[A run of records]
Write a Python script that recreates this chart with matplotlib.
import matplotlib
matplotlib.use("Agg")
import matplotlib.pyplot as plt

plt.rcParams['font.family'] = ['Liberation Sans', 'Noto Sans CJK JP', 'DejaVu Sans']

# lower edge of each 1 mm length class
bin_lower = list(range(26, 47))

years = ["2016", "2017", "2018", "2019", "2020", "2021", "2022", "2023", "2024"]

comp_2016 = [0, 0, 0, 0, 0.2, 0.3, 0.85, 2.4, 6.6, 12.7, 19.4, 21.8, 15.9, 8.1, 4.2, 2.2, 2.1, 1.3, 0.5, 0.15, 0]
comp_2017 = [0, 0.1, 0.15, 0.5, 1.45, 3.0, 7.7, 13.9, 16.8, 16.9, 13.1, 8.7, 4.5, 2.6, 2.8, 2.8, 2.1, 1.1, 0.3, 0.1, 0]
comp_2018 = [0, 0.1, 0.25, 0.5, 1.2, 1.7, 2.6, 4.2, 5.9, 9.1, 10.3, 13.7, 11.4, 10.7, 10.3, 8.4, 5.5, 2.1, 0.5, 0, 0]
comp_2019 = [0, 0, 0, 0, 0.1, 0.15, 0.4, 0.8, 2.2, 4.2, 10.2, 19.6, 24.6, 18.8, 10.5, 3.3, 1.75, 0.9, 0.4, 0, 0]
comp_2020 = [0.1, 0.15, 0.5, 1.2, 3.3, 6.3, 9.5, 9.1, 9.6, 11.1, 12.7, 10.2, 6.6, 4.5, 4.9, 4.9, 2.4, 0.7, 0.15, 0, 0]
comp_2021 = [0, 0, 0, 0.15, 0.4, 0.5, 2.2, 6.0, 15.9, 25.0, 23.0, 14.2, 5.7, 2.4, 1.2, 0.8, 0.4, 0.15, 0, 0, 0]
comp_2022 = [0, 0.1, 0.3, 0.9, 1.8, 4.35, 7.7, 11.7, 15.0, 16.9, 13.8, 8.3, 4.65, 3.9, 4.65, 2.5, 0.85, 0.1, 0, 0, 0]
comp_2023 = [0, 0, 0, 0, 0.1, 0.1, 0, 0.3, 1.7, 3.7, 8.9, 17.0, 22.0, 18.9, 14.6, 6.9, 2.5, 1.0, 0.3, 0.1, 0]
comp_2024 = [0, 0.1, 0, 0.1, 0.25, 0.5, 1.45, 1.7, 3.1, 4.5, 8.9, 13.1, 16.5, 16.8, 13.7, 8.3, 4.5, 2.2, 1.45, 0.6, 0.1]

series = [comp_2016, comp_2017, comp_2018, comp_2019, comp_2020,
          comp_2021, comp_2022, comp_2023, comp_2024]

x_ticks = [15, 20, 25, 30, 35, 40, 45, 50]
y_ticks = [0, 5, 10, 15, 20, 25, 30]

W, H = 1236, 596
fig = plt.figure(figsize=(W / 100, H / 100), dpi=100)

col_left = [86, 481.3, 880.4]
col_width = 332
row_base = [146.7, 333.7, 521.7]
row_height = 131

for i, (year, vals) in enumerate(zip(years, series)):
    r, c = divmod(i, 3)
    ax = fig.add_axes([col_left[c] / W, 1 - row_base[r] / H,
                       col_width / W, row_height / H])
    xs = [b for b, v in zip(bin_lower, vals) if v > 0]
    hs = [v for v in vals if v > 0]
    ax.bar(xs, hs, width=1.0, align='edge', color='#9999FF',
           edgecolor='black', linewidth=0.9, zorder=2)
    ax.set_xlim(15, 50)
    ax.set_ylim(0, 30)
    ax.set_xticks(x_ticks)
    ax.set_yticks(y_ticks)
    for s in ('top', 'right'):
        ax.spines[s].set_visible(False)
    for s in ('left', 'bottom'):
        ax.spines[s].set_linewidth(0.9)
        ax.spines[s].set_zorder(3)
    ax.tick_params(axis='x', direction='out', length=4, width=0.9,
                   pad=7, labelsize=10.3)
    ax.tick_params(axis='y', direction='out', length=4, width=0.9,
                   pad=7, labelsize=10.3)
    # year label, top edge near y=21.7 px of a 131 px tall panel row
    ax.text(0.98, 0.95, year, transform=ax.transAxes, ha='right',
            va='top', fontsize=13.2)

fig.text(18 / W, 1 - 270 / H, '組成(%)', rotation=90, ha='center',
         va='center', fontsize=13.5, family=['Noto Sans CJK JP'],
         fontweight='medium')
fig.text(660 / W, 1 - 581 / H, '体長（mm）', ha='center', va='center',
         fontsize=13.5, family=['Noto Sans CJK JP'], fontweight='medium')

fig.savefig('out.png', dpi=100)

---

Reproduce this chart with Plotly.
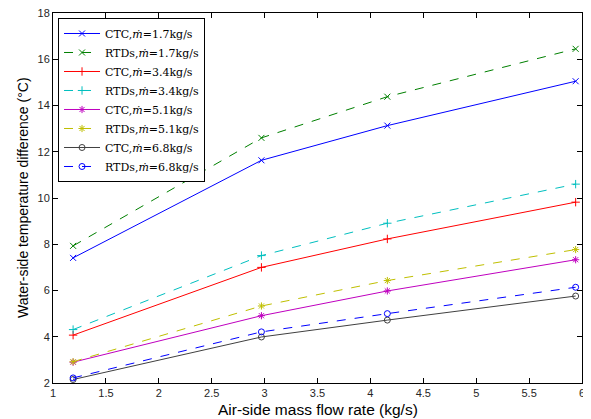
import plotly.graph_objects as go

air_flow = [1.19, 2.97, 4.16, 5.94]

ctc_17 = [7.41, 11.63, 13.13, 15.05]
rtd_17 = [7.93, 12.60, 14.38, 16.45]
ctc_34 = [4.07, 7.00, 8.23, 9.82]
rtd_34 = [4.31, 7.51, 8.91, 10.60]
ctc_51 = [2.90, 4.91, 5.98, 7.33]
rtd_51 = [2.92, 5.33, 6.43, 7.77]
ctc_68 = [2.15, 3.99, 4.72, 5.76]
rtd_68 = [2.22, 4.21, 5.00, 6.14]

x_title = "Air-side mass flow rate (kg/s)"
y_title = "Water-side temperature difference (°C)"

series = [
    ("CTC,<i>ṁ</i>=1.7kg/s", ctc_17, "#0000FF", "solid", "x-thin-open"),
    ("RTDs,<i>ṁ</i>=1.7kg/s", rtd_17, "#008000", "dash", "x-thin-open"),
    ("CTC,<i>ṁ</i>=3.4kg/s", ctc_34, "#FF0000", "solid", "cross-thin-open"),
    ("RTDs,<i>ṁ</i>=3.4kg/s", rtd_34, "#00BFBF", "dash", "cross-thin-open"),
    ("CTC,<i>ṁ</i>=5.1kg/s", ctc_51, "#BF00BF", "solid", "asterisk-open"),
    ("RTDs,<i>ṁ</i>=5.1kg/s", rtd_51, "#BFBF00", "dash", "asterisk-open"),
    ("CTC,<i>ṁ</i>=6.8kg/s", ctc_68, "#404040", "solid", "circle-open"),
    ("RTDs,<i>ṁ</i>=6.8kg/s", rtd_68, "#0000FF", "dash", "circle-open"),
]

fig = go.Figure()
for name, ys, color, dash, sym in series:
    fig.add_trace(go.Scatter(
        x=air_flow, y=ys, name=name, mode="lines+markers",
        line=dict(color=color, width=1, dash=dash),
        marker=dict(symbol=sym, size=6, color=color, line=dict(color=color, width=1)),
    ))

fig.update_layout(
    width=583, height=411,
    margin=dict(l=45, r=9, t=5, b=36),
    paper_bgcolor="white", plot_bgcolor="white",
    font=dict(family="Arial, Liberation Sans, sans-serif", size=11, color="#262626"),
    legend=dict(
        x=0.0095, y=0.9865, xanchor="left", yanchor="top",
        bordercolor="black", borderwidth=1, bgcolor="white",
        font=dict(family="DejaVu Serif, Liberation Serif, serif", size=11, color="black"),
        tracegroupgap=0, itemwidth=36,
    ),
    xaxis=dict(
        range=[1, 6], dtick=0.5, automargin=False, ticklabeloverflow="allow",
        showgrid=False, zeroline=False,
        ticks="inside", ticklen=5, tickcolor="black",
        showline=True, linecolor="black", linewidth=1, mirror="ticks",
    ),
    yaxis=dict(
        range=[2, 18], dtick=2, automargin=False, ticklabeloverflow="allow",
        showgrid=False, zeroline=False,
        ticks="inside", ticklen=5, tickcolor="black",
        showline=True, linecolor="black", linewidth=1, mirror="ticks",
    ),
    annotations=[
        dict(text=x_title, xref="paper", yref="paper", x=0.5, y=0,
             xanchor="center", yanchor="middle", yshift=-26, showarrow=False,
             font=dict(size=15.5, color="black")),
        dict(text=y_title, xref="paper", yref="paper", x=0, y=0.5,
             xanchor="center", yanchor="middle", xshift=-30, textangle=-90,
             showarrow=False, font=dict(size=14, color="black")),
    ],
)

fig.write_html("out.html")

> [EXERCISE REQUIREMENTS]: Give back, word for word, only the lines above from the line holding "Write a Python" to the line holding "row_height = 131", both included.

> [FULL SOLUTION]:
Write a Python script that recreates this chart with matplotlib.
import matplotlib
matplotlib.use("Agg")
import matplotlib.pyplot as plt

plt.rcParams['font.family'] = ['Liberation Sans', 'Noto Sans CJK JP', 'DejaVu Sans']

# lower edge of each 1 mm length class
bin_lower = list(range(26, 47))

years = ["2016", "2017", "2018", "2019", "2020", "2021", "2022", "2023", "2024"]

comp_2016 = [0, 0, 0, 0, 0.2, 0.3, 0.85, 2.4, 6.6, 12.7, 19.4, 21.8, 15.9, 8.1, 4.2, 2.2, 2.1, 1.3, 0.5, 0.15, 0]
comp_2017 = [0, 0.1, 0.15, 0.5, 1.45, 3.0, 7.7, 13.9, 16.8, 16.9, 13.1, 8.7, 4.5, 2.6, 2.8, 2.8, 2.1, 1.1, 0.3, 0.1, 0]
comp_2018 = [0, 0.1, 0.25, 0.5, 1.2, 1.7, 2.6, 4.2, 5.9, 9.1, 10.3, 13.7, 11.4, 10.7, 10.3, 8.4, 5.5, 2.1, 0.5, 0, 0]
comp_2019 = [0, 0, 0, 0, 0.1, 0.15, 0.4, 0.8, 2.2, 4.2, 10.2, 19.6, 24.6, 18.8, 10.5, 3.3, 1.75, 0.9, 0.4, 0, 0]
comp_2020 = [0.1, 0.15, 0.5, 1.2, 3.3, 6.3, 9.5, 9.1, 9.6, 11.1, 12.7, 10.2, 6.6, 4.5, 4.9, 4.9, 2.4, 0.7, 0.15, 0, 0]
comp_2021 = [0, 0, 0, 0.15, 0.4, 0.5, 2.2, 6.0, 15.9, 25.0, 23.0, 14.2, 5.7, 2.4, 1.2, 0.8, 0.4, 0.15, 0, 0, 0]
comp_2022 = [0, 0.1, 0.3, 0.9, 1.8, 4.35, 7.7, 11.7, 15.0, 16.9, 13.8, 8.3, 4.65, 3.9, 4.65, 2.5, 0.85, 0.1, 0, 0, 0]
comp_2023 = [0, 0, 0, 0, 0.1, 0.1, 0, 0.3, 1.7, 3.7, 8.9, 17.0, 22.0, 18.9, 14.6, 6.9, 2.5, 1.0, 0.3, 0.1, 0]
comp_2024 = [0, 0.1, 0, 0.1, 0.25, 0.5, 1.45, 1.7, 3.1, 4.5, 8.9, 13.1, 16.5, 16.8, 13.7, 8.3, 4.5, 2.2, 1.45, 0.6, 0.1]

series = [comp_2016, comp_2017, comp_2018, comp_2019, comp_2020,
          comp_2021, comp_2022, comp_2023, comp_2024]

x_ticks = [15, 20, 25, 30, 35, 40, 45, 50]
y_ticks = [0, 5, 10, 15, 20, 25, 30]

W, H = 1236, 596
fig = plt.figure(figsize=(W / 100, H / 100), dpi=100)

col_left = [86, 481.3, 880.4]
col_width = 332
row_base = [146.7, 333.7, 521.7]
row_height = 131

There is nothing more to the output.